**WHAT THE EXERCISE ASKS:** What is the number of lines in the data holding the word "matplotlib"? Give that number by itself.

**DATA TO USE:**
========================================

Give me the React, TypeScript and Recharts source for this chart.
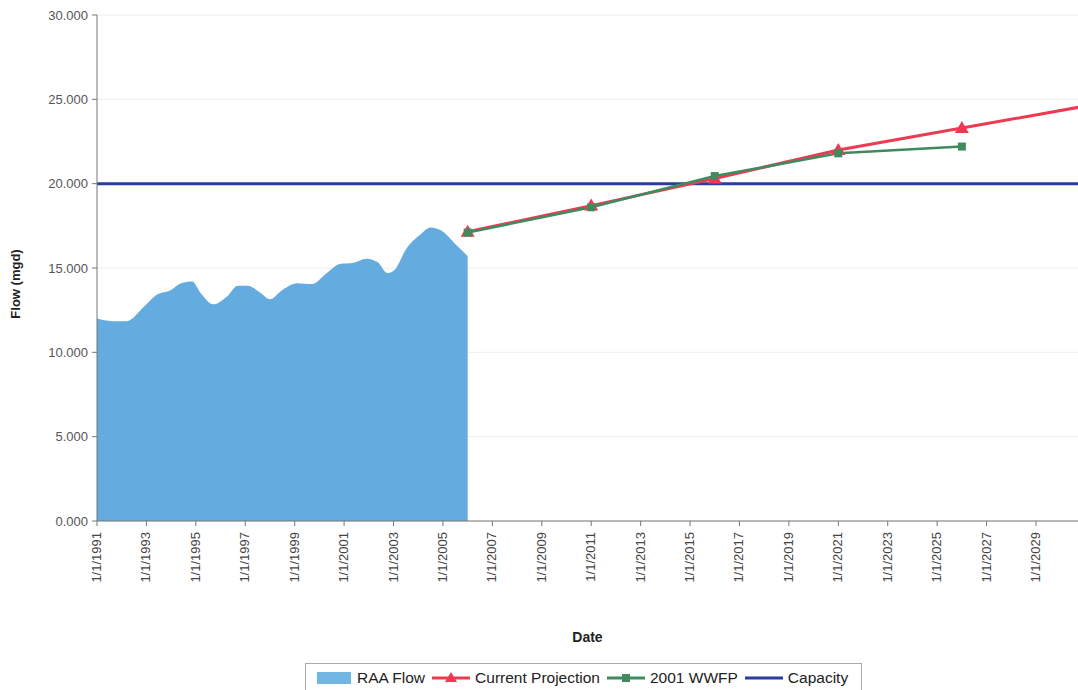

========================================

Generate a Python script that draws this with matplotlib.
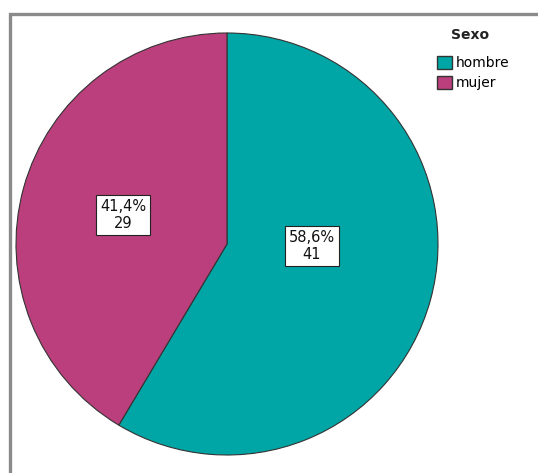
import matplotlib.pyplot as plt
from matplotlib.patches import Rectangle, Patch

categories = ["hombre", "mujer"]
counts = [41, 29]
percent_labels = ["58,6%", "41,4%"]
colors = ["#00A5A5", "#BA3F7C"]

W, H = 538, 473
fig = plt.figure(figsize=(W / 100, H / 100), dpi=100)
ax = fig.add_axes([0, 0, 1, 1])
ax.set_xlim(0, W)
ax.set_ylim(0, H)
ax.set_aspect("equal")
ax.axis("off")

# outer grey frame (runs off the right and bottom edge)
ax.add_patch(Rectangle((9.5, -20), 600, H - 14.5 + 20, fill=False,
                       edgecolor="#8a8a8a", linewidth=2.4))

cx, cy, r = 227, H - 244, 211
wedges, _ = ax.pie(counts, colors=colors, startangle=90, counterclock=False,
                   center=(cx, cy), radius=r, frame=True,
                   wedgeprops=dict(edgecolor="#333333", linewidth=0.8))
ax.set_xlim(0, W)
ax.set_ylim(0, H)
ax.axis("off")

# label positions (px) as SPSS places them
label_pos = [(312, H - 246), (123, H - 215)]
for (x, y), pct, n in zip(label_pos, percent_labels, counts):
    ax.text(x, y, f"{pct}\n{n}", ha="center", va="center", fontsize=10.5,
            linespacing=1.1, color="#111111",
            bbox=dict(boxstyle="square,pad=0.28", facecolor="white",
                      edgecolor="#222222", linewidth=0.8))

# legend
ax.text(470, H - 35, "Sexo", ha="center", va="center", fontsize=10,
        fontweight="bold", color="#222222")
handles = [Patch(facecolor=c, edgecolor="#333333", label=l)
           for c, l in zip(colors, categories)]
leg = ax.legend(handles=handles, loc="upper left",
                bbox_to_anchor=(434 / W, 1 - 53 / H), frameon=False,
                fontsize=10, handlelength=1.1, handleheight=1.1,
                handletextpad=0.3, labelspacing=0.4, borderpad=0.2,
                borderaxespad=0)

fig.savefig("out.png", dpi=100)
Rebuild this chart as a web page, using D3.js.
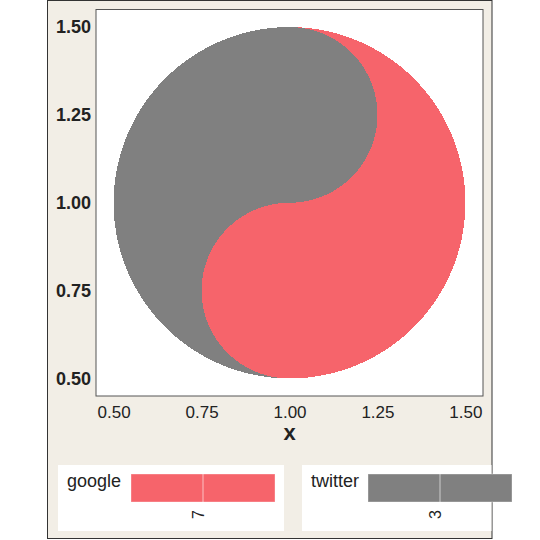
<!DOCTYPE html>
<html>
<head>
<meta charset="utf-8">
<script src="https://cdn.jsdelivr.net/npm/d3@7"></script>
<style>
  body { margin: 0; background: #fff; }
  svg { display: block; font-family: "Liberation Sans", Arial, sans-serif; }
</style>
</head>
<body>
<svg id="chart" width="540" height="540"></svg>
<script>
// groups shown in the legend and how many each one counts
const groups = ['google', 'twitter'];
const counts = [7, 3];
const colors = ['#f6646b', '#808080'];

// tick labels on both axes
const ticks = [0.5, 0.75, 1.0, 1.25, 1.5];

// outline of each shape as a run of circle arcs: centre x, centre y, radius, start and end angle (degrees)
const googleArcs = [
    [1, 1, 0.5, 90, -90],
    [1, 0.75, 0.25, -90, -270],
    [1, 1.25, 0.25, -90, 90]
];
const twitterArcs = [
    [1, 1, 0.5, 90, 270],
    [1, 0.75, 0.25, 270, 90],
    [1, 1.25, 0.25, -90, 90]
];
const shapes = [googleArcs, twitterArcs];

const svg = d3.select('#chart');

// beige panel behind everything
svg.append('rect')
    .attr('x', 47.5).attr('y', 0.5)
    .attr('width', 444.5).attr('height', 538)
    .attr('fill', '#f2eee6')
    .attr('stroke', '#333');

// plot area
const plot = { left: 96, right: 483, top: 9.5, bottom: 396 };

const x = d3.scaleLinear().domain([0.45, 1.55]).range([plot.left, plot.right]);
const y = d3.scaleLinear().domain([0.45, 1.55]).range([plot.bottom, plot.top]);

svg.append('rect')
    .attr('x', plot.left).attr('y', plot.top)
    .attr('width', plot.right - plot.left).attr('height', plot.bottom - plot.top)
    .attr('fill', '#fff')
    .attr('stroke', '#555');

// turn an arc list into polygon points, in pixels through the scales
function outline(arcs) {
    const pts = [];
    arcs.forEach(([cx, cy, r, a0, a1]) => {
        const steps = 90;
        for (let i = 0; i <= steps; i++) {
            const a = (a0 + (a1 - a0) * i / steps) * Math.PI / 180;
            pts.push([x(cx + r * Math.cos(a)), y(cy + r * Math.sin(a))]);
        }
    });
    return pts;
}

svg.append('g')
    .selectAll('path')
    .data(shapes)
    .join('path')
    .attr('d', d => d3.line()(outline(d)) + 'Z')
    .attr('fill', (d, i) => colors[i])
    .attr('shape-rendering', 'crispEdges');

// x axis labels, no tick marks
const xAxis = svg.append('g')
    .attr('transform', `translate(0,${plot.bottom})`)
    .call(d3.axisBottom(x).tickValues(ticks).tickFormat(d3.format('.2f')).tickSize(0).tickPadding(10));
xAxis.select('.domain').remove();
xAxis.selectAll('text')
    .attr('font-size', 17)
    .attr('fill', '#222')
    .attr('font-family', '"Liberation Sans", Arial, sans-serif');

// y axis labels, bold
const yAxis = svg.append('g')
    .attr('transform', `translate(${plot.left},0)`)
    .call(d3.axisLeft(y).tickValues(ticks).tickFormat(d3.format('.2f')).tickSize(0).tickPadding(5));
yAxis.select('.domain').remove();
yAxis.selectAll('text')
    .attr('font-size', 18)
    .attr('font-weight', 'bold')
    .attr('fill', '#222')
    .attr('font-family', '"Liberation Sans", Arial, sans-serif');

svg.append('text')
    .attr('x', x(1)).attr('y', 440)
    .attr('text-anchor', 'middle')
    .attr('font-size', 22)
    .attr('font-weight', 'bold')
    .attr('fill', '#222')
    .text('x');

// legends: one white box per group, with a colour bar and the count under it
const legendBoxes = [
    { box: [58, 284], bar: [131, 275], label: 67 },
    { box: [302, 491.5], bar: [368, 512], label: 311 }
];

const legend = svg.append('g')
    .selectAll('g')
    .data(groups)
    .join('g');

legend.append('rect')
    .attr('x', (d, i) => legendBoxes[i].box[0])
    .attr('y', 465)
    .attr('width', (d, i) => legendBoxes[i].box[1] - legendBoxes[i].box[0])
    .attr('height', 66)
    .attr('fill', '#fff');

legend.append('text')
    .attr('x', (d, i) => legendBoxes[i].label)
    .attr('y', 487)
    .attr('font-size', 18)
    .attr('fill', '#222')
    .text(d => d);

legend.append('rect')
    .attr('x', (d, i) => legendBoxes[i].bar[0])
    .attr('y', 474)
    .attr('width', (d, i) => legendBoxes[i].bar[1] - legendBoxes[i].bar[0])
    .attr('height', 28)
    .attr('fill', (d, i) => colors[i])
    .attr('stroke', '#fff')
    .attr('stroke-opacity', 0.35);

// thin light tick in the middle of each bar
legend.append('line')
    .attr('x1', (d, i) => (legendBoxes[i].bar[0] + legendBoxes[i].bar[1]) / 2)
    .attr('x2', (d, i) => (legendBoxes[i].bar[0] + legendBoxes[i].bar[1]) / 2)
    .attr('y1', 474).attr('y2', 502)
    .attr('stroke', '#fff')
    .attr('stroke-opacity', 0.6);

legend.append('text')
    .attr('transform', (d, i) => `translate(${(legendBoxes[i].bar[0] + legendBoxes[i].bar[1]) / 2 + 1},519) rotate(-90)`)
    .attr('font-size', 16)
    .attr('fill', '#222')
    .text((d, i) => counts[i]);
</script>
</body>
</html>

========================================

**COMPLETED EXERCISE:** 3